Mehdi Mousavinasab
Arcades or passages are mostly known to the public with their shop vitrines. Arcades belong to the pre-cinematic era; with their vertical illuminated vitrines combined with visitor’s movement and astonishment- as Walter Benjamin believes- they are the ancestors of cinema.
However, Maastricht Sphinx Passage does not incorporate any designed vitrine but some leftovers from other developed areas like the student hotel. Indebted to Walter-Benjamin and some recent interpretation of his ideas, “An Entr’acte on the Sphinx” is a scenic intervention on Sphinx Passage’s Vitrine that seeks ways to bring some ignored but contemplative life frames into a live performance in an urban setting for contemporary flaneurs. Sequential spatial situations whose actors are its spectators and vice versa, are linked with a storyline’s thread in three chapters: desire, progress, and boredom. These themes provided the guide to know what functional spaces/shops to bring in.
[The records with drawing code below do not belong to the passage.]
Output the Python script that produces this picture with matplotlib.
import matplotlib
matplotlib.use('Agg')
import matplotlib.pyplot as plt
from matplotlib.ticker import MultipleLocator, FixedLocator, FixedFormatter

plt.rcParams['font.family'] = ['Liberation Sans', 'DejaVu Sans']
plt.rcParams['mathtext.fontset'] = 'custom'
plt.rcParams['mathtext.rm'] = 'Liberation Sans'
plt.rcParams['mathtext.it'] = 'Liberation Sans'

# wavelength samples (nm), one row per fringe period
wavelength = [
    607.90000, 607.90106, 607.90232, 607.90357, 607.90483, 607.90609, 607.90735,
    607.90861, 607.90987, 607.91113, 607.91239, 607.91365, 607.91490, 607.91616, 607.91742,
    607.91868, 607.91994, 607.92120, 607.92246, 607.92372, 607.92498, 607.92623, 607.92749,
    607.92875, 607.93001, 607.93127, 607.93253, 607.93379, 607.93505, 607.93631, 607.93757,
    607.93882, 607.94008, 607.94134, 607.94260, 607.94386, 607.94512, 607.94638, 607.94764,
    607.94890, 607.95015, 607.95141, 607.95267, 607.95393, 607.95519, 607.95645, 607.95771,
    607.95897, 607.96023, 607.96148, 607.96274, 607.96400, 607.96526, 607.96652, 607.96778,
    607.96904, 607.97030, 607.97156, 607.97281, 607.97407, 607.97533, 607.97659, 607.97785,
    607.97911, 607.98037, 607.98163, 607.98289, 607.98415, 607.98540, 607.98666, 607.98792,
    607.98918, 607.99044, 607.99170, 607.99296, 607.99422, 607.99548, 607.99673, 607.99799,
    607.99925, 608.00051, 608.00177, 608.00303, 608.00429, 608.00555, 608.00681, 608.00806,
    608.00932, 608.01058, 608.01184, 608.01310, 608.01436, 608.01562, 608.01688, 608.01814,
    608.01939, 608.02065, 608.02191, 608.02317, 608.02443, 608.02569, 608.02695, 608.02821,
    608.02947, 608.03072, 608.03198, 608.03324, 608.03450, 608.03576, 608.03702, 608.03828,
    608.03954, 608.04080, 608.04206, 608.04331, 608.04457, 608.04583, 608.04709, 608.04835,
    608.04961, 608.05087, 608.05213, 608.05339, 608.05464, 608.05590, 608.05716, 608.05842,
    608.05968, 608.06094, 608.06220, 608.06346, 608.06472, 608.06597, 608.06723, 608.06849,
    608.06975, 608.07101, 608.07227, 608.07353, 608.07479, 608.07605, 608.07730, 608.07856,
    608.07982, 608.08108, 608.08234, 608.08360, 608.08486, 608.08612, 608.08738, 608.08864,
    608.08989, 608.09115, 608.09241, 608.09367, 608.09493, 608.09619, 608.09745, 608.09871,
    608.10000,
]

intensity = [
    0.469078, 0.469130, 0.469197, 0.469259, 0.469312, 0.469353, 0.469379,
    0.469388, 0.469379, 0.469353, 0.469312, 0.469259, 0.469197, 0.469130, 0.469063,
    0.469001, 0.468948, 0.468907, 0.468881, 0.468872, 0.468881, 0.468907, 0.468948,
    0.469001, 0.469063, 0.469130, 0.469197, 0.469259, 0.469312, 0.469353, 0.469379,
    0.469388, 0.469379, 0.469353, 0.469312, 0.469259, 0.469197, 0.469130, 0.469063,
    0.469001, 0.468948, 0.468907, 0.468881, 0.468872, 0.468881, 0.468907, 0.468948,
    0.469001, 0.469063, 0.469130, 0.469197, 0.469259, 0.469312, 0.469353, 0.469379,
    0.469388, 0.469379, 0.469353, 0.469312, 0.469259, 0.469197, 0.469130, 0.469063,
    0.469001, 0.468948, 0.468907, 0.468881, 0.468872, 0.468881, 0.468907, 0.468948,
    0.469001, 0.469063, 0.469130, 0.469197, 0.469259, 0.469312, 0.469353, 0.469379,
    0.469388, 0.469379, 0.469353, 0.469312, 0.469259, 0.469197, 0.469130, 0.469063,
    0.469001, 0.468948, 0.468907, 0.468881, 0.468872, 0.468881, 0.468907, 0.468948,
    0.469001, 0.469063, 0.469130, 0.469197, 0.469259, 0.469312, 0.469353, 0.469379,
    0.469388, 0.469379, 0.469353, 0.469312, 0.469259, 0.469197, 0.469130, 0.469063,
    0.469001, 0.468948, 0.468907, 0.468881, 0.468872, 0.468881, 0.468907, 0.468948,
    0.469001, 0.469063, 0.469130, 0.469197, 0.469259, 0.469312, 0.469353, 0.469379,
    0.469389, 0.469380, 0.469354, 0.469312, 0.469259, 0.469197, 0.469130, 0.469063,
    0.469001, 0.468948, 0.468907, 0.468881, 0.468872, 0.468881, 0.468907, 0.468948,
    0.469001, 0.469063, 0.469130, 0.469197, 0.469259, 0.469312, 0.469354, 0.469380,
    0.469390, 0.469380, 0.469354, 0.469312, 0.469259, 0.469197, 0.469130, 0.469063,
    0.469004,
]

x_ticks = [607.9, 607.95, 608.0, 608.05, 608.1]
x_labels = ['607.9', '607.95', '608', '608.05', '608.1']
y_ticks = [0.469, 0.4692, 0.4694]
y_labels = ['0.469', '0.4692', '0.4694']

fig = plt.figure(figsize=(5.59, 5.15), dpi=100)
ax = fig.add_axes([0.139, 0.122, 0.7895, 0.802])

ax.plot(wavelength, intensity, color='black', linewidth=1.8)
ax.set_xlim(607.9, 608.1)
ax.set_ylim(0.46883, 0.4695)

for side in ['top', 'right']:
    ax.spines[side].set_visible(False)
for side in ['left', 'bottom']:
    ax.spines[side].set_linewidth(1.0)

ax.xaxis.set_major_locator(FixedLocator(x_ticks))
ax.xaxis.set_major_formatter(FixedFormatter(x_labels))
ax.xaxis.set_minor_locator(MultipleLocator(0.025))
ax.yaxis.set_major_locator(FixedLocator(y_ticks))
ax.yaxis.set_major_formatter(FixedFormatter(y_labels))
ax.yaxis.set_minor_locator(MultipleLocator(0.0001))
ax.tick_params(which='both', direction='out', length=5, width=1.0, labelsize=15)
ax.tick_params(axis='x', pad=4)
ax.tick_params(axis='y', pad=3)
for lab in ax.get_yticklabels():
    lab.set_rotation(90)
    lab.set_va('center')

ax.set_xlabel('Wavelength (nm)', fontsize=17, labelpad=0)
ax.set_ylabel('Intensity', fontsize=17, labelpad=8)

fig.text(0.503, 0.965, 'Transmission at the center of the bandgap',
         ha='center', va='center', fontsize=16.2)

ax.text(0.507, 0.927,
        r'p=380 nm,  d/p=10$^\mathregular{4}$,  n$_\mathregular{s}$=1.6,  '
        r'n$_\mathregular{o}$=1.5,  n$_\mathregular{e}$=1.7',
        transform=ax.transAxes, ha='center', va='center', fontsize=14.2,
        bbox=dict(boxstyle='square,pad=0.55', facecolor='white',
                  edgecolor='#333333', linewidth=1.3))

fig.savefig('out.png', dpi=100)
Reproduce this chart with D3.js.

My choices were the VR video game space for the Desire part, tools shop for the progress part, and a big café/bar for the boredom part.
Using some basic architectural qualities such as transparency, reflection, and blocking the view the project tries to challenge onlookers’ eye. It provides new opportunities for exploring the space and challenging what the eyes first conceived. This achieves by creating intersections of activities and bringing them purely and bare before the viewer’s eye and using seduction as a tool to encourage them to cross the boundary of the ‘image’ and exploring the ‘space.’ Therefore, here, images are serving architecture. To create these spatial images, lots of inspirations, either autobiographical or objective research, took part.
Through combining the functional and non-functional spaces, the project suggests the Eiffel building as one of the industrial revolution’s leading progress in the region, still an excellent place to collectively observe, reflect, and be bored in.